Masyarakat dikategorikan miskin adalah masyarakat yang tidak dapat memenuhi kebutuhan pokoknya seperti sandang, pangan, papan, kesehatan serta pendidikan jika kesemuanya ini tidak dapat mereka penuhi berarti ia dikategorikan sebagai rakyat miskin.

Bantuan yang diprogramkan pemerintah saat ini masih jauh panggang dari api,  sebab tidak menyentuh akar permasalahan. Sistem kapitalis yang berlandaskan asas manfaat tidak dapat menyelesaiakan persoalan secara keseluruhan. Disamping itu, bantuan yang diberikan berupa jangka pendek, serta tidak semua masyarakat merasakan bantuan tersebut masih banyak rakyat miskin lainya  mereka harus banting tulang hanya untuk sesuap nasi.

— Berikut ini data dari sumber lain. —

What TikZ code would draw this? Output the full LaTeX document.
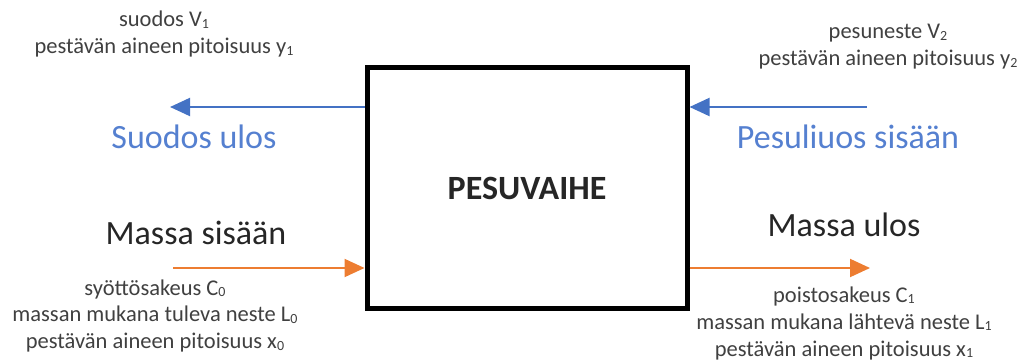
\documentclass[tikz,border=0pt]{standalone}
\usepackage{fontspec}
\setmainfont{Carlito}
\usetikzlibrary{arrows.meta}
\definecolor{flowblue}{HTML}{4472C4}
\definecolor{textblue}{HTML}{5580D0}
\definecolor{flowora}{HTML}{ED7D31}
\definecolor{smallgray}{HTML}{404040}
\definecolor{biggray}{HTML}{262626}
\newcommand{\sbx}[1]{\raisebox{-0.15ex}{\fontsize{14}{14}\selectfont #1}}
\tikzset{
  small/.style={font=\fontsize{22.5}{27}\selectfont, text=smallgray, align=center, inner sep=0pt},
  big/.style={font=\fontsize{34}{38}\selectfont, inner sep=0pt},
  bluearrow/.style={draw=flowblue, line width=2pt, -{Triangle[length=20pt,width=18pt]}},
  orangearrow/.style={draw=flowora, line width=2pt, -{Triangle[length=20pt,width=18pt]}},
}
\begin{document}
\begin{tikzpicture}[x=1pt,y=-1pt]
\useasboundingbox (0,0) rectangle (1027,363);
\node[draw, line width=5pt, minimum width=320pt, minimum height=240pt, inner sep=0pt,
      font=\fontsize{34}{38}\selectfont\bfseries, text=biggray] (box) at (527,188) {PESUVAIHE};
\coordinate (s1) at (170,107);
\coordinate (p1) at (867,107);
\coordinate (m0) at (173,268);
\coordinate (m1) at (870,268);
\draw[bluearrow] (box.west |- s1) -- (s1);
\draw[bluearrow] (p1) -- (box.east |- p1);
\draw[orangearrow] (m0) -- (box.west |- m0);
\draw[orangearrow] (box.east |- m1) -- (m1);
\node[big, text=textblue] (suodos) at (194,137) {Suodos ulos};
\node[big, text=textblue] (pesul) at (848,137) {Pesuliuos sisään};
\node[big, text=biggray] (msis) at (196,233) {Massa sisään};
\node[big, text=biggray] (mulos) at (844,225) {Massa ulos};
\node[small] (tl) at (164,34) {suodos V\sbx{1}\\pestävän aineen pitoisuus y\sbx{1}};
\node[small] (tr) at (888,47) {pesuneste V\sbx{2}\\pestävän aineen pitoisuus y\sbx{2}};
\node[small] (bl) at (155,316) {syöttösakeus C\sbx{0}\\massan mukana tuleva neste L\sbx{0}\\pestävän aineen pitoisuus x\sbx{0}};
\node[small] (br) at (844,323) {poistosakeus C\sbx{1}\\massan mukana lähtevä neste L\sbx{1}\\pestävän aineen pitoisuus x\sbx{1}};
\end{tikzpicture}
\end{document}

Dalam Islam, kemiskinan tidak dinilai dari besar pengeluaran atau pendapatan, tetapi dari pemenuhan kebutuhan (pokok) secara perorangan. Kebutuhan pokok itu mencakup sandang, pangan, perumahan, kesehatan dan pendidikan secara layak.  Dan islam pun memiliki cara jitu dalam mengatasi kemiskinan

Pertama: Secara individual, Allah SWT memerintahkan setiap Muslim yang mampu untuk bekerja mencari nafkah untuk dirinya dan keluarga yang menjadi tanggungannya (Lihat: QS al-Baqarah [2]: 233). Rasulullah saw. juga bersabda: “Mencari rezeki yang halal adalah salah satu kewajiban di antara kewajiban yang lain” (HR ath-Thabarani).

Kedua: Secara jama’i (kolektif) Allah SWT memerintahkan kaum Muslim untuk saling memperhatikan saudaranya yang kekurangan dan membutuhkan pertolongan. Rasulullah saw. bersabda: “Tidaklah beriman kepadaku siapa saja yang tidur dalam keadaan kenyang, sementara tetangganya kelaparan, padahal ia tahu”  (HR ath-Thabrani dan al-Bazzar).

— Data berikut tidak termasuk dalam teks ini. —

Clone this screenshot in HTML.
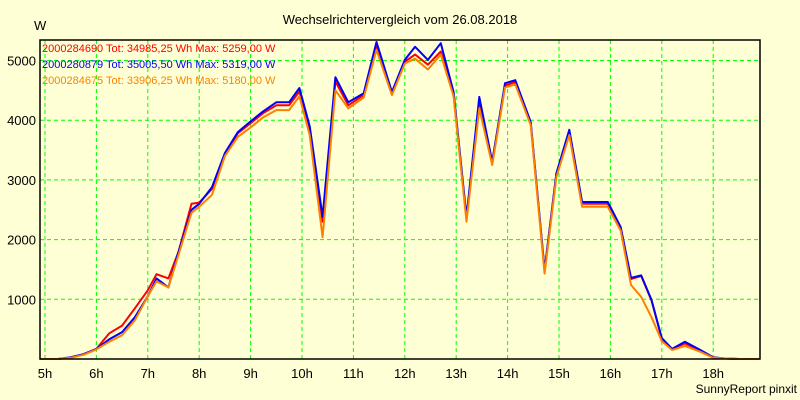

Ketiga: Allah SWT memerintahkan penguasa untuk bertanggung jawab atas seluruh urusan rakyatnya, termasuk tentu menjamin kebutuhan pokok mereka. Rasulullah saw. bersabda:“Pemimpin atas manusia adalah pengurus dan ia bertanggung jawab atas rakyat yang dia urus” (HR al-Bukhari, Muslim dan Ahmad). Pun juga, Negara berkewajiban mengelola sumber daya alam yang ada untuk kemaslahatan umat bukan untuk kepentingan swasta atau individu. Sehingga masyarakat tidak lagi kesulitan dalam memenuhi kebutuhan pokoknya, kesehatan serta pendidikan ya.

Banyak teladan yang diberikan oleh pemimpin/Khalifah dalam memberikan serta menjamin kebutuhan masyarakatnya. Saat menjadi khalifah, Amirul Mukminin Umar bin al-Khaththab biasa memberikan insentif untuk setiap bayi yang lahir demi menjaga dan melindungi anak-anak. Beliau juga membangun “rumah tepung” (dar ad-daqiq) bagi para musafir yang kehabisan bekal.

Khalifah Umar bin Abdul Aziz membuat kebijakan pemberian insentif untuk membiayai pernikahan para pemuda yang kekurangan uang. Pada masa Kekhalifahan Abbasiyah dibangun rumah sakit-rumah sakit lengkap dan canggih pada masanya yang melayani rakyat dengan cuma-cuma.

Demikian Islam memberikan solusi yang begitu sempurna dalam mengatasi kemiskinan, namun kesejahteraan dan kejayaan yang kita impikan saat ini tidak akan pernah kita dapatkan ketika sistem yang diterapkan bukan sistem dari sang pencipta ,Alias sistem buatan manusia. Saatnya berjuang bersama sama untuk menegakkan hukum hukum Allah yang dapat mewujudkan kesejahteraan, keamanan, dan kejayaan dimuka bumi ini.